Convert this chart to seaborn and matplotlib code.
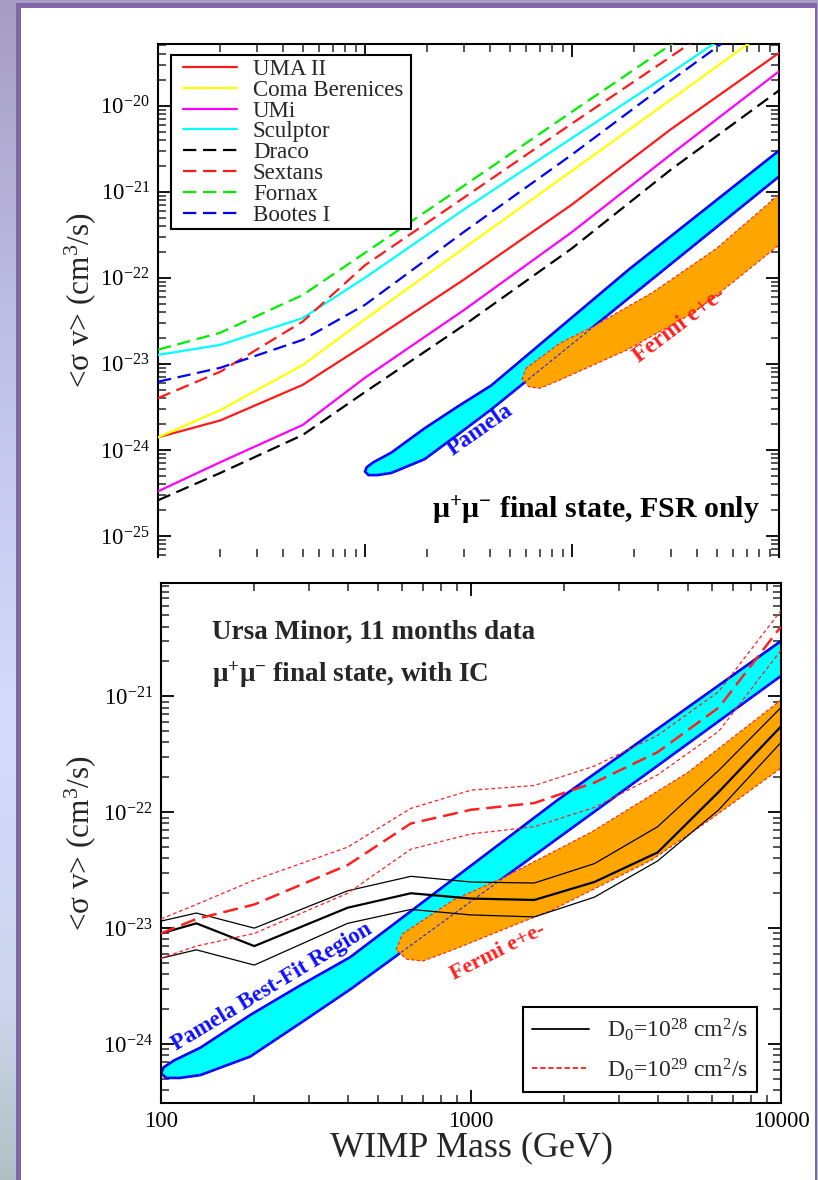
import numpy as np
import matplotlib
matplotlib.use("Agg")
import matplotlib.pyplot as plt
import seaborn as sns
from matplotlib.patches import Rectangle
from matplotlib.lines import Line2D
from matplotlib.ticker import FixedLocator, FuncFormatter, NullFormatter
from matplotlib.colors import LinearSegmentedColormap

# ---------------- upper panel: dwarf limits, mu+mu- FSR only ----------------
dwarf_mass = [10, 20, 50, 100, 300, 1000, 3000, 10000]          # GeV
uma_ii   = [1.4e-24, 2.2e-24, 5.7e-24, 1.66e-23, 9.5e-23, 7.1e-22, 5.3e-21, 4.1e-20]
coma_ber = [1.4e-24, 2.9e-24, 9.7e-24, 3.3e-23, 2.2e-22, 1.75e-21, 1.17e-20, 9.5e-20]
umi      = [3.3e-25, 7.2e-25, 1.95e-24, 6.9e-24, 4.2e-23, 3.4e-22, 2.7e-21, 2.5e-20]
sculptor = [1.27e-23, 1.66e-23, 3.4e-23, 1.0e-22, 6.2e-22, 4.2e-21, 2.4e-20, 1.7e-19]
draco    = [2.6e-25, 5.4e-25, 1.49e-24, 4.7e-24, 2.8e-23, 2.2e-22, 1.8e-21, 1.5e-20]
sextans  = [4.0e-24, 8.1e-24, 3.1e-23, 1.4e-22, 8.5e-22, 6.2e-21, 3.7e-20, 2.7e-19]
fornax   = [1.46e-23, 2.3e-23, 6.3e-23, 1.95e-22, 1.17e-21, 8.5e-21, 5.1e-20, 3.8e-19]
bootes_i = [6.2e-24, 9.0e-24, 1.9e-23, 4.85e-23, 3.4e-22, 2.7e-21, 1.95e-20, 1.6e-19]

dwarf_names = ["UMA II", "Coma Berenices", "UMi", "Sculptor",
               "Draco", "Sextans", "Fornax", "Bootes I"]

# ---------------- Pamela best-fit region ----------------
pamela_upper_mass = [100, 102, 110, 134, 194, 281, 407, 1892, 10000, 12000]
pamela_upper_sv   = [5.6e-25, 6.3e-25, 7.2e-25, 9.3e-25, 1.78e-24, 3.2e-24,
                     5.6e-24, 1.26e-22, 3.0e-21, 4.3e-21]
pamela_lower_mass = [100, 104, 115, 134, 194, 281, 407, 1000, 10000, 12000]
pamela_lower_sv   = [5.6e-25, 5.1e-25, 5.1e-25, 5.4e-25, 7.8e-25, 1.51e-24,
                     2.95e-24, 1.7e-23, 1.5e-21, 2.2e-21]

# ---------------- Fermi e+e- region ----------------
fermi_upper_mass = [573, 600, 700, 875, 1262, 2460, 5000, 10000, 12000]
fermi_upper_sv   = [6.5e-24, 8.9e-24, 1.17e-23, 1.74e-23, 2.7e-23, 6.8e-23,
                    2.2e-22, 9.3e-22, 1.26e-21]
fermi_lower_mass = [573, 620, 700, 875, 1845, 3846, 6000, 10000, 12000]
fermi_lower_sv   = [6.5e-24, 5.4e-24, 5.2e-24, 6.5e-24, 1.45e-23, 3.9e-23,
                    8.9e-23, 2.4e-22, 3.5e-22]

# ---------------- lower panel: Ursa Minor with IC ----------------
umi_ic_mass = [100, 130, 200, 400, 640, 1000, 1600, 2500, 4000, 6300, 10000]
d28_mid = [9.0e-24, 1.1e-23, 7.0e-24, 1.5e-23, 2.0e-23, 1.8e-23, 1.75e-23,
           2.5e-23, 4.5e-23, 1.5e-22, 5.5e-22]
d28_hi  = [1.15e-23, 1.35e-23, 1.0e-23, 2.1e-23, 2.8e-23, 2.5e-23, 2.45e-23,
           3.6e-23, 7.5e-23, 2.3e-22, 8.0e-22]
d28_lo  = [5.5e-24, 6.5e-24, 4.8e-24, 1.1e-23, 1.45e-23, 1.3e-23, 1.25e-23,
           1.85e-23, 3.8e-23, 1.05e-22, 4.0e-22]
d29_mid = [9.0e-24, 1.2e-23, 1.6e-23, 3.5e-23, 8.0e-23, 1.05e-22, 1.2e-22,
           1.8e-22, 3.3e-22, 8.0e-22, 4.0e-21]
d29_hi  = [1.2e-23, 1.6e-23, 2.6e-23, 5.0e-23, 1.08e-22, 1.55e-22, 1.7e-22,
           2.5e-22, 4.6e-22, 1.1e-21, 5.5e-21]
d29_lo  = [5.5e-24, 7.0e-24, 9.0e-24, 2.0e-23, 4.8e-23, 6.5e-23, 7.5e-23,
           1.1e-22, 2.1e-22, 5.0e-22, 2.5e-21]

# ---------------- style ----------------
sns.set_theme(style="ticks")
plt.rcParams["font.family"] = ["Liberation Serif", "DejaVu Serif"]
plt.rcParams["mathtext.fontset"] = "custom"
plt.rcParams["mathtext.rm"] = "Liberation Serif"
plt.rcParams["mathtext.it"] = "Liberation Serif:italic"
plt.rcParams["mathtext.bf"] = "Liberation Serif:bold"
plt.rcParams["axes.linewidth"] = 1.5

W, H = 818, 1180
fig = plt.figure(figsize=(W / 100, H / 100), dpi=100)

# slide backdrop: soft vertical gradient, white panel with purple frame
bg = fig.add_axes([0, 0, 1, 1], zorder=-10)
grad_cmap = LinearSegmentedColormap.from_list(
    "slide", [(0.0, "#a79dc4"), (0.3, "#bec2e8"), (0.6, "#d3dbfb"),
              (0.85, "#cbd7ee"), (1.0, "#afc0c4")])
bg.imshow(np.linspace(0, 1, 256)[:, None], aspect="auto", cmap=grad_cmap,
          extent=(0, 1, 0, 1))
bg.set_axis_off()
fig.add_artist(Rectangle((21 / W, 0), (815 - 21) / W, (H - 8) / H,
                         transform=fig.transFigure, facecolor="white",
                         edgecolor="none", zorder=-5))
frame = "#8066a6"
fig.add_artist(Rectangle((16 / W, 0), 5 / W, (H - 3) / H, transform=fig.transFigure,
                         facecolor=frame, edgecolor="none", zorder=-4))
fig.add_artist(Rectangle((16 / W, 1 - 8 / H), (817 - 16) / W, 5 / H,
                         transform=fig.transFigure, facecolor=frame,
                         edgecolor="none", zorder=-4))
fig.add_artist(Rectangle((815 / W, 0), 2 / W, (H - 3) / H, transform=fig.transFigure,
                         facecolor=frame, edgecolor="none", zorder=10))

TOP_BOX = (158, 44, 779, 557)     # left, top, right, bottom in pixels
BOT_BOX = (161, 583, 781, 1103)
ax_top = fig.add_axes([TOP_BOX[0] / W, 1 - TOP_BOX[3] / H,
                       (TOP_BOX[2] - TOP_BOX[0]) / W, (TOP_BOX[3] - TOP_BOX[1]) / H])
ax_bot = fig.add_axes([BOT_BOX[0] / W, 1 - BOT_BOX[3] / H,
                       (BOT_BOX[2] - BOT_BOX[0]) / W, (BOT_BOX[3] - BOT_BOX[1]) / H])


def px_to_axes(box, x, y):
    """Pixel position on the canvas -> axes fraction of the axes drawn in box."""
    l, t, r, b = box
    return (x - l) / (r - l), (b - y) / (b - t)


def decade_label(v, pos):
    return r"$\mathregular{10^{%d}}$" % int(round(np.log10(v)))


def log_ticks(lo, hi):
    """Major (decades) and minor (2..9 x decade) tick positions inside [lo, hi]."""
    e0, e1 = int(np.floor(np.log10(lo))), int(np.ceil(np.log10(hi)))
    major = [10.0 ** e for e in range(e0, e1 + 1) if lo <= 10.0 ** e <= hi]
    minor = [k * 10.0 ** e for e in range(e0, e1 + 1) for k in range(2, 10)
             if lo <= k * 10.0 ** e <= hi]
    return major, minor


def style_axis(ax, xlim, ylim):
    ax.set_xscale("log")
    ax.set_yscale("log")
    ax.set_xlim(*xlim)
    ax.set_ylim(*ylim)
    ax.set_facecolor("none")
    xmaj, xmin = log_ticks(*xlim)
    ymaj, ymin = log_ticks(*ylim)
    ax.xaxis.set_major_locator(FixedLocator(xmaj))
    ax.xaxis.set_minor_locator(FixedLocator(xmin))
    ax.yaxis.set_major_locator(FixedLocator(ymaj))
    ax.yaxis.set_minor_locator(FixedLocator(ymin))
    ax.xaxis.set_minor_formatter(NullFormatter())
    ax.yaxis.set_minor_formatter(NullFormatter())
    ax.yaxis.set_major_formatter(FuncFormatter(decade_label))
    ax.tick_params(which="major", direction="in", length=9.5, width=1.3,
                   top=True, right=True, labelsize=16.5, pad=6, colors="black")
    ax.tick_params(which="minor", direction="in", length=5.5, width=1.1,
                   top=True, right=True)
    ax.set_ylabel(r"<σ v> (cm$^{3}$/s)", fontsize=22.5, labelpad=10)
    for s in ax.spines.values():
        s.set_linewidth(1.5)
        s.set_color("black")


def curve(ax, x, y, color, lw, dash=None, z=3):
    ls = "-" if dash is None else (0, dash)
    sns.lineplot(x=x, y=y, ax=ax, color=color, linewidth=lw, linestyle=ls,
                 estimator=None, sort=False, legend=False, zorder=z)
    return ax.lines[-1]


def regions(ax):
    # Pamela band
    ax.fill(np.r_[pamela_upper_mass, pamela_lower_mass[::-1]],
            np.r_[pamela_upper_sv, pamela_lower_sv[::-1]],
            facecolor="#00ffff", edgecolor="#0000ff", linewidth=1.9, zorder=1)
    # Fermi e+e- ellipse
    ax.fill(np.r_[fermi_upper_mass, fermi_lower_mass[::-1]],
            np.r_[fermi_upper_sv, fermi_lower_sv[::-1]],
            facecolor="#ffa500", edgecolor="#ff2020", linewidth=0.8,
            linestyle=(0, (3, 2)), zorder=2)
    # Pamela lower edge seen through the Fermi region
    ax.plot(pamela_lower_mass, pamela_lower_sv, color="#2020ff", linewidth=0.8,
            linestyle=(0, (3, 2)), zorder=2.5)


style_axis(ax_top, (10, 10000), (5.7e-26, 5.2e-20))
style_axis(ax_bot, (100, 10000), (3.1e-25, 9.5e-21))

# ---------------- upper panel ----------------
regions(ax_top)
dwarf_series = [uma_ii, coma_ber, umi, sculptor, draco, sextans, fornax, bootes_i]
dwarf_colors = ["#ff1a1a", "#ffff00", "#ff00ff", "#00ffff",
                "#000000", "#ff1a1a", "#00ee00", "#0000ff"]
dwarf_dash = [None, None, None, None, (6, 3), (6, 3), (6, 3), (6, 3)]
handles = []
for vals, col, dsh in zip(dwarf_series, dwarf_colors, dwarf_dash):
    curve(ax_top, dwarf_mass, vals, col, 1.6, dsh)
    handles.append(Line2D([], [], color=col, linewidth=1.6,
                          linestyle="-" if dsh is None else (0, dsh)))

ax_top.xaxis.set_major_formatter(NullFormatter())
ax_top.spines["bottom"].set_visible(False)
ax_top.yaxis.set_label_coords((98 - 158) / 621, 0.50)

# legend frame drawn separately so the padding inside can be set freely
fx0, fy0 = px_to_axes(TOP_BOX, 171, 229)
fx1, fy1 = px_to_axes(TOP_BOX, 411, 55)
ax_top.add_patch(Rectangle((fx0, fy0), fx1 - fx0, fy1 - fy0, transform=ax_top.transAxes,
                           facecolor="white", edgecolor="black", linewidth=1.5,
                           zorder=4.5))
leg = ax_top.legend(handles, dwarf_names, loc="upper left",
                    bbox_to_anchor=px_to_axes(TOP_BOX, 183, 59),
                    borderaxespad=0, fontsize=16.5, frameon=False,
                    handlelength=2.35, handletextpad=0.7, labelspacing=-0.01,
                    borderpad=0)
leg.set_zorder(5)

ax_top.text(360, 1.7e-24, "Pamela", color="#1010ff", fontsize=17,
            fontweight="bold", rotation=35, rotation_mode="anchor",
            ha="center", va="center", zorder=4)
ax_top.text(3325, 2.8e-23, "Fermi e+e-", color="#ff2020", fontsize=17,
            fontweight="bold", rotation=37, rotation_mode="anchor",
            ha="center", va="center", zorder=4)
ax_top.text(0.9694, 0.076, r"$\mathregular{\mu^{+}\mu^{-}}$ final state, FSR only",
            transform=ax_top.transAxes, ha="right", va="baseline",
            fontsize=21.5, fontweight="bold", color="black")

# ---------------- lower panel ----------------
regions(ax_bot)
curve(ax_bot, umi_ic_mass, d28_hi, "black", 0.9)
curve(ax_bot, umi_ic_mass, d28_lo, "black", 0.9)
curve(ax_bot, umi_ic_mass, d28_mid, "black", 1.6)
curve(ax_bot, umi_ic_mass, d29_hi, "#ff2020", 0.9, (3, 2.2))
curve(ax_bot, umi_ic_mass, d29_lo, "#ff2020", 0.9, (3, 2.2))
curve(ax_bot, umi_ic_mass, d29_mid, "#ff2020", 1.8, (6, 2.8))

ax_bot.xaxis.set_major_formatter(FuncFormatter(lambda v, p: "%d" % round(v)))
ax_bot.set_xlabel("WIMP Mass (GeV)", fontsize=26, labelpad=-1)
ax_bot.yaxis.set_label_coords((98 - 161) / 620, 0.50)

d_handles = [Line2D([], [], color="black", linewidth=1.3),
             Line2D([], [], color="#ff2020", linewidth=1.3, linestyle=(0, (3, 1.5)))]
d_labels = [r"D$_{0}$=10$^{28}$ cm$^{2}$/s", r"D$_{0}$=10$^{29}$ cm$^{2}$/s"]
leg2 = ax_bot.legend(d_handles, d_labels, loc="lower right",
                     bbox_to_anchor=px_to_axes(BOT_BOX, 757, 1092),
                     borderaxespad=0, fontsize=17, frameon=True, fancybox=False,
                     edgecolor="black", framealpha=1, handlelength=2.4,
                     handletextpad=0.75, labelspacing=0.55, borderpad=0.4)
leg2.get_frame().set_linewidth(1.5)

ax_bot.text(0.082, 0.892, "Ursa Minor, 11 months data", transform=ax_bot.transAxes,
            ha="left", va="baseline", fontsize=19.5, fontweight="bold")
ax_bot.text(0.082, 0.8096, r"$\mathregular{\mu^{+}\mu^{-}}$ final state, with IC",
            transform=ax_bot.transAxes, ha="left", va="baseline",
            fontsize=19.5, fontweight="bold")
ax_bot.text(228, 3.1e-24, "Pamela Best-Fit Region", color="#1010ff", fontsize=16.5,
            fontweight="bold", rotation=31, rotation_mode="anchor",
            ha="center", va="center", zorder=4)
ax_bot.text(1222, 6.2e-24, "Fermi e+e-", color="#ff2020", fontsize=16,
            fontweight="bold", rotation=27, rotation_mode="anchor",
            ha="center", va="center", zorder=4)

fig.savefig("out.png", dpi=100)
::::::::
◆ REQUIREMENT: Transcribe the opening line of the listing above, please, and every line after it through the line with "from matplotlib.colors import", word for word, without pictures.

◆ EXERCISE ANSWER:
Convert this chart to seaborn and matplotlib code.
import numpy as np
import matplotlib
matplotlib.use("Agg")
import matplotlib.pyplot as plt
import seaborn as sns
from matplotlib.patches import Rectangle
from matplotlib.lines import Line2D
from matplotlib.ticker import FixedLocator, FuncFormatter, NullFormatter
from matplotlib.colors import LinearSegmentedColormap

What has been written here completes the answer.